The honest thing: the bathrooms are shared, and they're a short walk from the tents. At 2 AM, this is mildly annoying. By the second night, you've memorized the path and it stops mattering. The Wi-Fi is functional but thin — enough to load a map, not enough to stream anything. Consider this a feature. The on-site dining options are limited; there's a small café serving shawarma wraps and karak chai that tastes like it was brewed by someone's grandmother, but for a proper meal you'll want to drive ten minutes into Hatta town, where Al Multaqa Restaurant does a lamb machboos that justifies the trip on its own.
One thing I can't explain: there's a cat that lives somewhere near the reception area. Gray, enormous, utterly indifferent to humans. It sits on a rock beside the check-in desk like a middle manager supervising operations. Nobody mentions it. Nobody pets it. It watches you fill out forms and then disappears into the scrub. I saw it three times in two days. Each time it was on a different rock, in the same pose, staring at nothing.
The road back
Leaving Hatta in the morning is a different drive than arriving. The light is lower, the mountains cast longer shadows, and the wadi bed glows copper. You pass a man selling honey from the back of a pickup truck — wildflower, he says, from the mountain — and you buy a jar for US$13 because it feels wrong not to. The E44 widens again. The signal comes back. Dubai appears on the horizon as a smudge of glass and steel. You turn the radio on and it's already too loud.

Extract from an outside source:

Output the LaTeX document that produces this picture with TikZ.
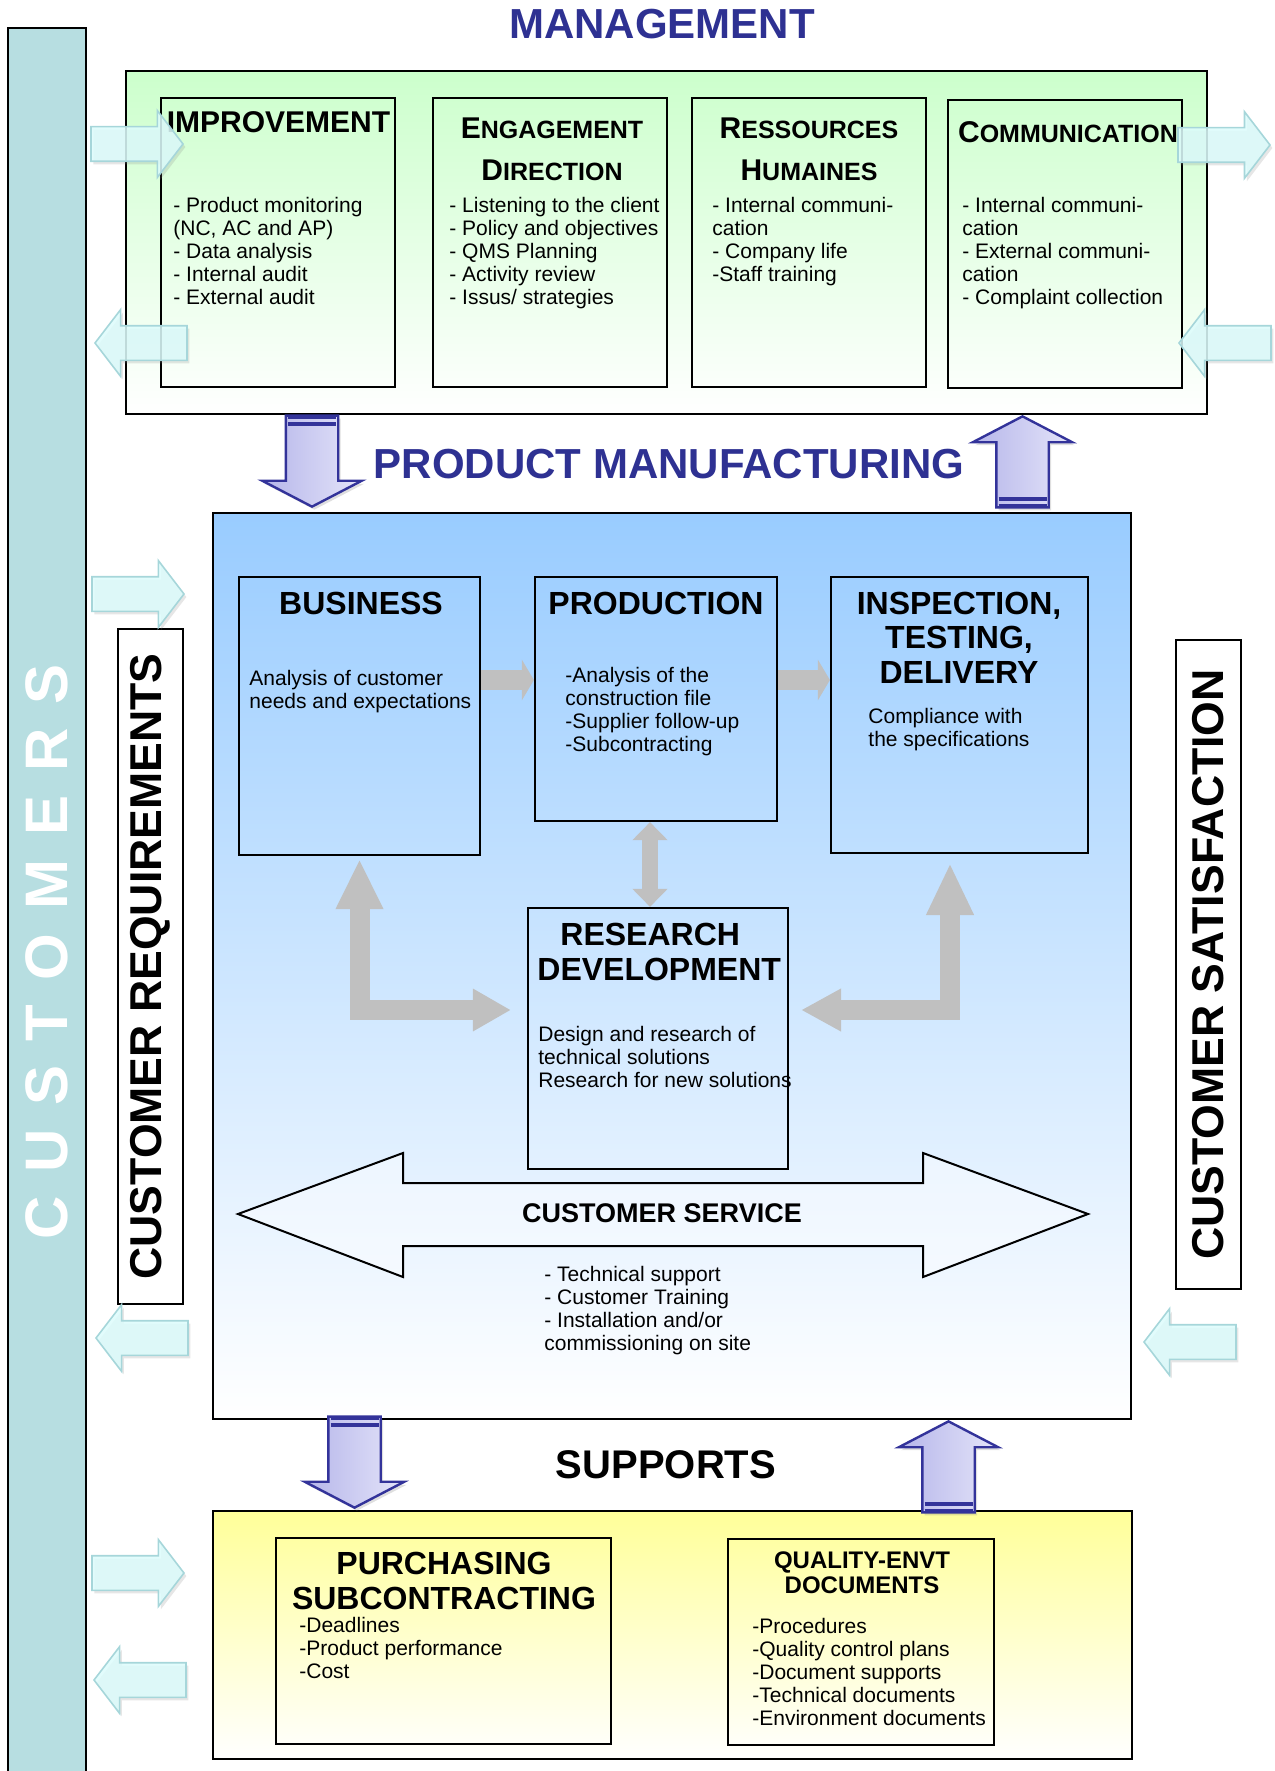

Dome tents at Hatta Resorts start around US$136 per night on weekends, less midweek. For that you get the bed, the silence, the stars, and a rooster alarm clock you didn't ask for. Book through the Hatta Resorts website directly — the booking platforms don't always have updated availability, and the resort occasionally runs winter-season packages that bundle activities. The drive from Dubai Marina takes about 90 minutes if you avoid Friday afternoon traffic. If you don't avoid it, add an hour and bring snacks.